> [RECORDED INFORMATION]:
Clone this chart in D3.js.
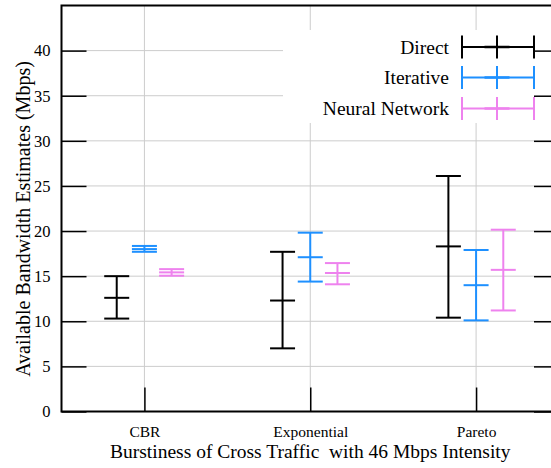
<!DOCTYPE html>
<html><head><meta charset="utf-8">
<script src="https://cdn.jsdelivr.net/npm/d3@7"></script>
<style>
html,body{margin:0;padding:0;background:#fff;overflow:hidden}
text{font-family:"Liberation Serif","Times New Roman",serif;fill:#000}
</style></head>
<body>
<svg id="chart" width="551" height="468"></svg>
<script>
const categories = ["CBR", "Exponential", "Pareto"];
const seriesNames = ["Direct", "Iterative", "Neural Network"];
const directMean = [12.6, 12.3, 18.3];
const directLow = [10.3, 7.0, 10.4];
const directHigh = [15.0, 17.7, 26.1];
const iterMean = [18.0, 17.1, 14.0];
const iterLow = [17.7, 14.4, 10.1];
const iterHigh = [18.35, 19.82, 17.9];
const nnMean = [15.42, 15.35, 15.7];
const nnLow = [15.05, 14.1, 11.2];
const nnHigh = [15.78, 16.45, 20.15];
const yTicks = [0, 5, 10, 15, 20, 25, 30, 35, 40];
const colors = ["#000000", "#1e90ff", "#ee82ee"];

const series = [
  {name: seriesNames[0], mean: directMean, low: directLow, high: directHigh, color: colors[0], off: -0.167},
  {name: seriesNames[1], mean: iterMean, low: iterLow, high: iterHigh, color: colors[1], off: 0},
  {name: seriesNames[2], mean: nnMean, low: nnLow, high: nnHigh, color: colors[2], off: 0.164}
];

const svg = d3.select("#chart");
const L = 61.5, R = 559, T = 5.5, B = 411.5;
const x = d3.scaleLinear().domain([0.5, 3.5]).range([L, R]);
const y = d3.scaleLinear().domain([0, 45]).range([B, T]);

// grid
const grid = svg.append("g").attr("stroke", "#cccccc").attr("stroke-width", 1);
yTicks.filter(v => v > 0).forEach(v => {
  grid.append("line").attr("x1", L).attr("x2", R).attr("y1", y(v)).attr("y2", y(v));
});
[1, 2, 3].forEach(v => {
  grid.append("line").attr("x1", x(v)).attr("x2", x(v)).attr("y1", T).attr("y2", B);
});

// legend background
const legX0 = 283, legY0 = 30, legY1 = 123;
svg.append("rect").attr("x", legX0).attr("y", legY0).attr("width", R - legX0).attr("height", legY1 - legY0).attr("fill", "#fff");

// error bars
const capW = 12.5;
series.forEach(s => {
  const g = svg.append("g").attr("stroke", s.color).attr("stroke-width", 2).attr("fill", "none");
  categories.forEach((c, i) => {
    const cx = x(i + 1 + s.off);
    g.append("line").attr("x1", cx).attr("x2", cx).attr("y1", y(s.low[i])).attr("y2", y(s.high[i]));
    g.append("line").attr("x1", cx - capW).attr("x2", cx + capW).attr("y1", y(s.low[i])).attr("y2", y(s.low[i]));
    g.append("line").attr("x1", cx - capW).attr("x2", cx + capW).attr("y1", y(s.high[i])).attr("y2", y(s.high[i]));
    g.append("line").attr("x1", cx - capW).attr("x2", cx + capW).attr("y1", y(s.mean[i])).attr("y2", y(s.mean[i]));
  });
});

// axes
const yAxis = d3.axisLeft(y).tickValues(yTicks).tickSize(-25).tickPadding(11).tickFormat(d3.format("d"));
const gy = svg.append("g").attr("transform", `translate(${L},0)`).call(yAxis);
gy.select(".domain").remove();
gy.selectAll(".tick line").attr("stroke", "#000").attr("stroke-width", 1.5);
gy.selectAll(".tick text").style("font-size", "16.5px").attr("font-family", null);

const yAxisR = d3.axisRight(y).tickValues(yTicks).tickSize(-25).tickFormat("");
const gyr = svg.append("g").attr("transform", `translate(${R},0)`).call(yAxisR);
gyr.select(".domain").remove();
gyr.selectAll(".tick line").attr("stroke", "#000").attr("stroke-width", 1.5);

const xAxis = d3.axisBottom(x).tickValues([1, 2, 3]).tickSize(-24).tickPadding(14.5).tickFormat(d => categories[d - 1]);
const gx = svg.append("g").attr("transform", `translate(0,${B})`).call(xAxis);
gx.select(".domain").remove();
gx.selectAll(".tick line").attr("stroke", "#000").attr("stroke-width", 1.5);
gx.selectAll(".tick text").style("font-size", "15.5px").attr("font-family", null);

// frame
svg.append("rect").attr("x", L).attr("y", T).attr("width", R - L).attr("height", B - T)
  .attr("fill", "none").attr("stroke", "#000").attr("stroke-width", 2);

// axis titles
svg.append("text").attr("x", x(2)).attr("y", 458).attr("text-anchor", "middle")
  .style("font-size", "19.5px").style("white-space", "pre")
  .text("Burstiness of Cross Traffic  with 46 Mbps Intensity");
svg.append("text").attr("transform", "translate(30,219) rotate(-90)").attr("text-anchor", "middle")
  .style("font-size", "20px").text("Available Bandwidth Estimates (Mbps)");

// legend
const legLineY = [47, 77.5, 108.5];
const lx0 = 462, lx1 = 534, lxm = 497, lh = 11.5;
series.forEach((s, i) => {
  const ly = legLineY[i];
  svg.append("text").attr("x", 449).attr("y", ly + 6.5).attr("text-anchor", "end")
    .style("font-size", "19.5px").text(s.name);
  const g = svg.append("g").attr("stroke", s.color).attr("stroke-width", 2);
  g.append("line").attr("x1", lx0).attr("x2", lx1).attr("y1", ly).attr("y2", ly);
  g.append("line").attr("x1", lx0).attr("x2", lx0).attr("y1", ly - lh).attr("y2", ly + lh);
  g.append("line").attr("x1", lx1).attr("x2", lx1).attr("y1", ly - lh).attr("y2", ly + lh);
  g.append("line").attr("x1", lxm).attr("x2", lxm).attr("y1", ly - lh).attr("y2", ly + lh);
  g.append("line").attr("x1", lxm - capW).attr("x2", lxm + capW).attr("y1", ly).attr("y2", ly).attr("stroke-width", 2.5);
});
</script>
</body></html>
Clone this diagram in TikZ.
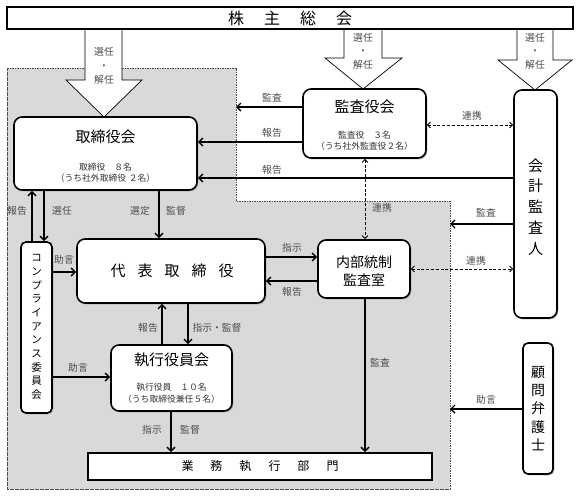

> [WORK TO BE COMPLETED]:
Take the records above and transcribe them exactly, dropping every picture.

> [SOLUTION FOR THIS PROBLEM]:
Clone this chart in D3.js.
<!DOCTYPE html>
<html><head><meta charset="utf-8">
<script src="https://cdn.jsdelivr.net/npm/d3@7"></script>
<style>
html,body{margin:0;padding:0;background:#fff;overflow:hidden}
text{font-family:"Liberation Serif","Times New Roman",serif;fill:#000}
</style></head>
<body>
<svg id="chart" width="551" height="468"></svg>
<script>
const categories = ["CBR", "Exponential", "Pareto"];
const seriesNames = ["Direct", "Iterative", "Neural Network"];
const directMean = [12.6, 12.3, 18.3];
const directLow = [10.3, 7.0, 10.4];
const directHigh = [15.0, 17.7, 26.1];
const iterMean = [18.0, 17.1, 14.0];
const iterLow = [17.7, 14.4, 10.1];
const iterHigh = [18.35, 19.82, 17.9];
const nnMean = [15.42, 15.35, 15.7];
const nnLow = [15.05, 14.1, 11.2];
const nnHigh = [15.78, 16.45, 20.15];
const yTicks = [0, 5, 10, 15, 20, 25, 30, 35, 40];
const colors = ["#000000", "#1e90ff", "#ee82ee"];

const series = [
  {name: seriesNames[0], mean: directMean, low: directLow, high: directHigh, color: colors[0], off: -0.167},
  {name: seriesNames[1], mean: iterMean, low: iterLow, high: iterHigh, color: colors[1], off: 0},
  {name: seriesNames[2], mean: nnMean, low: nnLow, high: nnHigh, color: colors[2], off: 0.164}
];

const svg = d3.select("#chart");
const L = 61.5, R = 559, T = 5.5, B = 411.5;
const x = d3.scaleLinear().domain([0.5, 3.5]).range([L, R]);
const y = d3.scaleLinear().domain([0, 45]).range([B, T]);

// grid
const grid = svg.append("g").attr("stroke", "#cccccc").attr("stroke-width", 1);
yTicks.filter(v => v > 0).forEach(v => {
  grid.append("line").attr("x1", L).attr("x2", R).attr("y1", y(v)).attr("y2", y(v));
});
[1, 2, 3].forEach(v => {
  grid.append("line").attr("x1", x(v)).attr("x2", x(v)).attr("y1", T).attr("y2", B);
});

// legend background
const legX0 = 283, legY0 = 30, legY1 = 123;
svg.append("rect").attr("x", legX0).attr("y", legY0).attr("width", R - legX0).attr("height", legY1 - legY0).attr("fill", "#fff");

// error bars
const capW = 12.5;
series.forEach(s => {
  const g = svg.append("g").attr("stroke", s.color).attr("stroke-width", 2).attr("fill", "none");
  categories.forEach((c, i) => {
    const cx = x(i + 1 + s.off);
    g.append("line").attr("x1", cx).attr("x2", cx).attr("y1", y(s.low[i])).attr("y2", y(s.high[i]));
    g.append("line").attr("x1", cx - capW).attr("x2", cx + capW).attr("y1", y(s.low[i])).attr("y2", y(s.low[i]));
    g.append("line").attr("x1", cx - capW).attr("x2", cx + capW).attr("y1", y(s.high[i])).attr("y2", y(s.high[i]));
    g.append("line").attr("x1", cx - capW).attr("x2", cx + capW).attr("y1", y(s.mean[i])).attr("y2", y(s.mean[i]));
  });
});

// axes
const yAxis = d3.axisLeft(y).tickValues(yTicks).tickSize(-25).tickPadding(11).tickFormat(d3.format("d"));
const gy = svg.append("g").attr("transform", `translate(${L},0)`).call(yAxis);
gy.select(".domain").remove();
gy.selectAll(".tick line").attr("stroke", "#000").attr("stroke-width", 1.5);
gy.selectAll(".tick text").style("font-size", "16.5px").attr("font-family", null);

const yAxisR = d3.axisRight(y).tickValues(yTicks).tickSize(-25).tickFormat("");
const gyr = svg.append("g").attr("transform", `translate(${R},0)`).call(yAxisR);
gyr.select(".domain").remove();
gyr.selectAll(".tick line").attr("stroke", "#000").attr("stroke-width", 1.5);

const xAxis = d3.axisBottom(x).tickValues([1, 2, 3]).tickSize(-24).tickPadding(14.5).tickFormat(d => categories[d - 1]);
const gx = svg.append("g").attr("transform", `translate(0,${B})`).call(xAxis);
gx.select(".domain").remove();
gx.selectAll(".tick line").attr("stroke", "#000").attr("stroke-width", 1.5);
gx.selectAll(".tick text").style("font-size", "15.5px").attr("font-family", null);

// frame
svg.append("rect").attr("x", L).attr("y", T).attr("width", R - L).attr("height", B - T)
  .attr("fill", "none").attr("stroke", "#000").attr("stroke-width", 2);

// axis titles
svg.append("text").attr("x", x(2)).attr("y", 458).attr("text-anchor", "middle")
  .style("font-size", "19.5px").style("white-space", "pre")
  .text("Burstiness of Cross Traffic  with 46 Mbps Intensity");
svg.append("text").attr("transform", "translate(30,219) rotate(-90)").attr("text-anchor", "middle")
  .style("font-size", "20px").text("Available Bandwidth Estimates (Mbps)");

// legend
const legLineY = [47, 77.5, 108.5];
const lx0 = 462, lx1 = 534, lxm = 497, lh = 11.5;
series.forEach((s, i) => {
  const ly = legLineY[i];
  svg.append("text").attr("x", 449).attr("y", ly + 6.5).attr("text-anchor", "end")
    .style("font-size", "19.5px").text(s.name);
  const g = svg.append("g").attr("stroke", s.color).attr("stroke-width", 2);
  g.append("line").attr("x1", lx0).attr("x2", lx1).attr("y1", ly).attr("y2", ly);
  g.append("line").attr("x1", lx0).attr("x2", lx0).attr("y1", ly - lh).attr("y2", ly + lh);
  g.append("line").attr("x1", lx1).attr("x2", lx1).attr("y1", ly - lh).attr("y2", ly + lh);
  g.append("line").attr("x1", lxm).attr("x2", lxm).attr("y1", ly - lh).attr("y2", ly + lh);
  g.append("line").attr("x1", lxm - capW).attr("x2", lxm + capW).attr("y1", ly).attr("y2", ly).attr("stroke-width", 2.5);
});
</script>
</body></html>
Clone this diagram in TikZ.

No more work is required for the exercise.